La Tunisie doit cesser de bloquer les expulsions de ses ressortissants et aider à juguler la migration vers l’Europe: tel est le message qu’Angela Merkel compte adresser mardi à son homologue tunisien Youssef Chahed. L’attaque au camion-bélier commise par le Tunisien Anis Amri pour le compte du groupe Etat islamique sur un marché de Noël de Berlin en décembre (12 morts) a remis un coup de projecteur sur ces questions.
Depuis des mois, la Tunisie, à l’instar du Maroc et de l’Algérie, est accusée d’empêcher les expulsions de ses citoyens. Le cas d’Anis Amri est à ce titre emblématique, Tunis ayant des mois durant nié qu’il soit un de ses ressortissants, alors qu’il avait été identifié comme tel par Berlin et même classé « dangereux » par le Renseignement intérieur allemand. « Nous allons discuter pour voir comment faire (…) afin que les choses aillent plus vite, en particulier lorsqu’il s’agit d’individus classés dangereux », a souligné samedi Mme Merkel, tout en qualifiant de « positive » l’attitude de la Tunisie depuis l’attentat.

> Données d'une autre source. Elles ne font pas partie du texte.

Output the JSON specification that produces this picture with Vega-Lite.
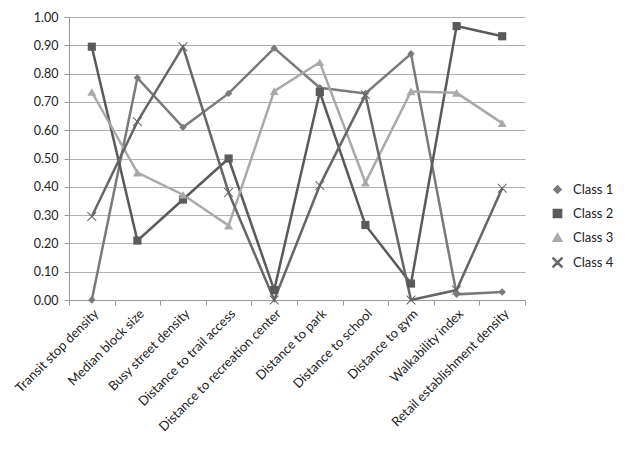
{
  "$schema": "https://vega.github.io/schema/vega-lite/v6.json",
  "autosize": "none",
  "width": 456,
  "height": 283,
  "padding": {"left": 69, "top": 17, "right": 104, "bottom": 156},
  "background": "white",
  "config": {
    "view": {"stroke": null},
    "font": "Lato"
  },
  "data": {
    "values": [
      {"f": "Transit stop density", "c": "Class 1", "v": 0.0},
      {"f": "Median block size", "c": "Class 1", "v": 0.785},
      {"f": "Busy street density", "c": "Class 1", "v": 0.61},
      {"f": "Distance to trail access", "c": "Class 1", "v": 0.73},
      {"f": "Distance to recreation center", "c": "Class 1", "v": 0.89},
      {"f": "Distance to park", "c": "Class 1", "v": 0.75},
      {"f": "Distance to school", "c": "Class 1", "v": 0.73},
      {"f": "Distance to gym", "c": "Class 1", "v": 0.87},
      {"f": "Walkability index", "c": "Class 1", "v": 0.02},
      {"f": "Retail establishment density", "c": "Class 1", "v": 0.028},
      {"f": "Transit stop density", "c": "Class 2", "v": 0.895},
      {"f": "Median block size", "c": "Class 2", "v": 0.21},
      {"f": "Busy street density", "c": "Class 2", "v": 0.355},
      {"f": "Distance to trail access", "c": "Class 2", "v": 0.5},
      {"f": "Distance to recreation center", "c": "Class 2", "v": 0.035},
      {"f": "Distance to park", "c": "Class 2", "v": 0.735},
      {"f": "Distance to school", "c": "Class 2", "v": 0.265},
      {"f": "Distance to gym", "c": "Class 2", "v": 0.058},
      {"f": "Walkability index", "c": "Class 2", "v": 0.968},
      {"f": "Retail establishment density", "c": "Class 2", "v": 0.932},
      {"f": "Transit stop density", "c": "Class 3", "v": 0.735},
      {"f": "Median block size", "c": "Class 3", "v": 0.45},
      {"f": "Busy street density", "c": "Class 3", "v": 0.372},
      {"f": "Distance to trail access", "c": "Class 3", "v": 0.263},
      {"f": "Distance to recreation center", "c": "Class 3", "v": 0.738},
      {"f": "Distance to park", "c": "Class 3", "v": 0.84},
      {"f": "Distance to school", "c": "Class 3", "v": 0.415},
      {"f": "Distance to gym", "c": "Class 3", "v": 0.737},
      {"f": "Walkability index", "c": "Class 3", "v": 0.732},
      {"f": "Retail establishment density", "c": "Class 3", "v": 0.625},
      {"f": "Transit stop density", "c": "Class 4", "v": 0.295},
      {"f": "Median block size", "c": "Class 4", "v": 0.63},
      {"f": "Busy street density", "c": "Class 4", "v": 0.895},
      {"f": "Distance to trail access", "c": "Class 4", "v": 0.38},
      {"f": "Distance to recreation center", "c": "Class 4", "v": 0.0},
      {"f": "Distance to park", "c": "Class 4", "v": 0.405},
      {"f": "Distance to school", "c": "Class 4", "v": 0.725},
      {"f": "Distance to gym", "c": "Class 4", "v": 0.0},
      {"f": "Walkability index", "c": "Class 4", "v": 0.035},
      {"f": "Retail establishment density", "c": "Class 4", "v": 0.395}
    ]
  },
  "encoding": {
    "x": {
      "field": "f", "type": "nominal", "sort": null,
      "scale": {"paddingInner": 0, "paddingOuter": 0},
      "axis": {
        "title": null, "labelAngle": -45, "labelFontSize": 13, "labelColor": "#222",
        "tickBand": "extent", "tickSize": 5, "tickColor": "#999", "domainColor": "#999",
        "labelPadding": 2, "labelLimit": 300, "grid": false
      }
    },
    "y": {
      "field": "v", "type": "quantitative",
      "scale": {"domain": [0, 1], "nice": false, "zero": true},
      "axis": {
        "title": null, "format": ".2f", "values": [0, 0.1, 0.2, 0.3, 0.4, 0.5, 0.6, 0.7, 0.8, 0.9, 1],
        "labelOverlap": false,
        "labelFontSize": 12.5, "labelColor": "#222", "gridColor": "#b0b0b0",
        "domainColor": "#999", "tickColor": "#999", "tickSize": 5, "labelPadding": 6
      }
    },
    "color": {
      "field": "c", "type": "nominal",
      "scale": {"domain": ["Class 1", "Class 2", "Class 3", "Class 4"], "range": ["#7a7a7a", "#5a5a5a", "#a9a9a9", "#666666"]},
      "legend": {
        "title": null, "orient": "none", "legendX": 482, "legendY": 166,
        "labelFontSize": 13, "labelColor": "#222", "rowPadding": 9, "symbolSize": 80, "labelOffset": 9
      }
    }
  },
  "layer": [
    {
      "mark": {"type": "line", "strokeWidth": 2.5}
    },
    {
      "mark": {"type": "point", "filled": true, "opacity": 1},
      "encoding": {
        "shape": {
          "field": "c", "type": "nominal",
          "scale": {"domain": ["Class 1", "Class 2", "Class 3", "Class 4"], "range": ["diamond", "square", "triangle-up", "M-1,-0.85L-0.85,-1L0,-0.15L0.85,-1L1,-0.85L0.15,0L1,0.85L0.85,1L0,0.15L-0.85,1L-1,0.85L-0.15,0Z"]},
          "legend": null
        },
        "size": {
          "field": "c", "type": "nominal",
          "scale": {"domain": ["Class 1", "Class 2", "Class 3", "Class 4"], "range": [55, 90, 75, 70]},
          "legend": null
        }
      }
    }
  ]
}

Vers des camps en Tunisie ?
Mais la chancelière compte aller plus loin encore. Mardi à Berlin. Elle a ainsi prévu de discuter avec son homologue Youssef Chahed de la création de camps de réfugiés en Tunisie pour y accueillir les migrants sauvés au cours de leur traversée de la Méditerranée et empêcher ainsi leur arrivée en Europe. « Nous devons parler, calmement et respectueusement, des possibilités qui existent dans ce domaine », a-t-elle dit.
En pleine année électorale cette thématique est devenue brûlante pour la chancelière, attaquée jusque dans son camp conservateur pour sa politique d’accueil des migrants de 2015, lorsque près d’un million de demandeurs d’asile étaient arrivés en Allemagne.
Le parti populiste anti-islam AFD a profité de la situation pour s’ancrer dans le paysage politique, accusant Mme Merkel d’avoir mis le pays en danger. Ce n’est pas la première fois, jusqu’ici sans grand succès, que Berlin s’agace des réticences des pays du Maghreb.
Il y a un an, l’Allemagne avait déjà dénoncé la lenteur des expulsions après que la police eut établi que l’essentiel des auteurs identifiés des centaines d’agressions sexuelles commises la nuit du Nouvel An à Cologne étaient des ressortissants d’Afrique du Nord en situation irrégulière. Berlin est d’autant plus exaspéré que statistiquement Tunisiens, Algériens et Marocains n’obtiennent le statut de réfugié que dans respectivement 0,8%, 2,7% et 3,5% des cas.
Mais le sujet est aussi très sensible en Tunisie, pays gangréné par le chômage des jeunes. Nombre de familles vivent en effet de l’argent de proches installés en Europe. Par ailleurs, fin 2016, dans la foulée de la polémique sur Anis Amri, les manifestations s’y étaient multipliées contre le retour des jihadistes tunisiens.
La Tunisie un projet d’espérance
Leur retour pourrait s’avérer catastrophique pour un pays qui a réussi, malgré la crise économique et des attentats à répétition, à préserver sa stabilité et ses progrès démocratiques pour devenir le seul rescapé des « Printemps arabes ». La chancelière l’a reconnu en soulignant que ce pays est « le projet d’espérance » dans le monde arabe.
Promettant de soutenir la Tunisie par sa politique de développement et d’investissement, Mme Merkel a semblé rejeter la menace brandie par d’autres responsables qui souhaitent conditionner l’aide à Tunis à ses progrès sur la question migratoire.
Enfin, la chancelière devrait aussi aborder le sujet des droits de l’Homme, à l’heure où Amnesty International s’inquiète du retour des « méthodes brutales » dont usait le régime déchu de Zine El Abidine Ben Ali. La question n’est pas anodine pour Mme Merkel qui veut classer la Tunisie, le Maroc et l’Algérie comme « pays sûrs » afin de faciliter le rejet des demandes d’asile.